Isis chegou a Brumadinho apenas três horas após o desastre e documentou imagens como a da mais longa operação de resgate do mundo, que teve a ajuda de helicópteros, que fizeram uma média de 150 voos por dia. Mais de 60 cães, incluindo os que vieram de Israel, contribuíram para localizar cerca de 80% dos corpos.

Quase seis anos após o colapso da represa em Brumadinho, os bombeiros continuam na maior operação de busca e resgate da história do Brasil. Córrego do Feijão, 2019.

Dez anos após o desastre de Mariana e quase seis anos depois da tragédia de Brumadinho os riscos continuam.
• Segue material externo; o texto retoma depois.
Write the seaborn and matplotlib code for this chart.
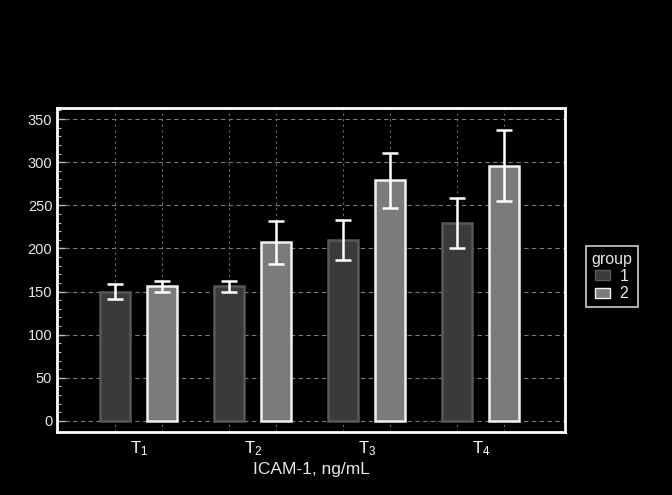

Segundo dados da Agência Nacional de Mineração (ANM), Minas Gerais abriga 43 estruturas em nível de alerta ou de emergência.

A seguir, mais fotos da série “Destino Mineral”, de Isis Medeiros:

 

A tragédia de Brumadinho contaminou o solo e a água com resíduos tóxicos da mineração e comprometeu o Rio Paraopeba. Córrego do Feijão, 2019.
Mata Atlântica destruída por uma avalanche de rejeitos de mineração nas margens do Rio Carmo, afluente da Bacia do Rio Doce. Paracatu de Baixo, subdistrito de Monsenhor Horta, 2016.
O Rio Paraopeba segue “morto”. A lama eliminou qualquer sinal de vida em até 305 quilômetros do seu curso, contaminando 21 municípios com metais pesados. Parque da Cachoeira, 2019.
Comunidade Pataxó atingida pela mineração às margens do Rio Paraopeba, São Joaquim de Bicas, 2020.
Dona Maria Joana da Cruz ainda aguarda sua filha, Nathália de Oliveira, desaparecida no colapso da barragem da Vale em 2019. Brumadinho, 2022
Durante a operação de busca em Brumadinho, helicópteros foram essenciais no resgate. Córrego do Feijão, Brumadinho, 2019
Sala de aula da escola municipal Paracatu de Baixo, destruída pela passagem dos rejeitos da barragem do Fundão, operada pela Samarco. Foto de 2016.
O Quadrilátero de Ferro, rico em minério de ferro, apresenta um solo poroso que alimenta os rios e é alvo da mineração. "A escassez de fiscalização estatal acentua os perigos", alerta Isis. Serra do Curral, Belo Horizonte, 2022
Brumadinho após o rompimento da barragem de rejeitos da Vale, em 2019, que resultou em 272 mortes, devastação de comunidades e ecossistemas, e implicações legais contínuas.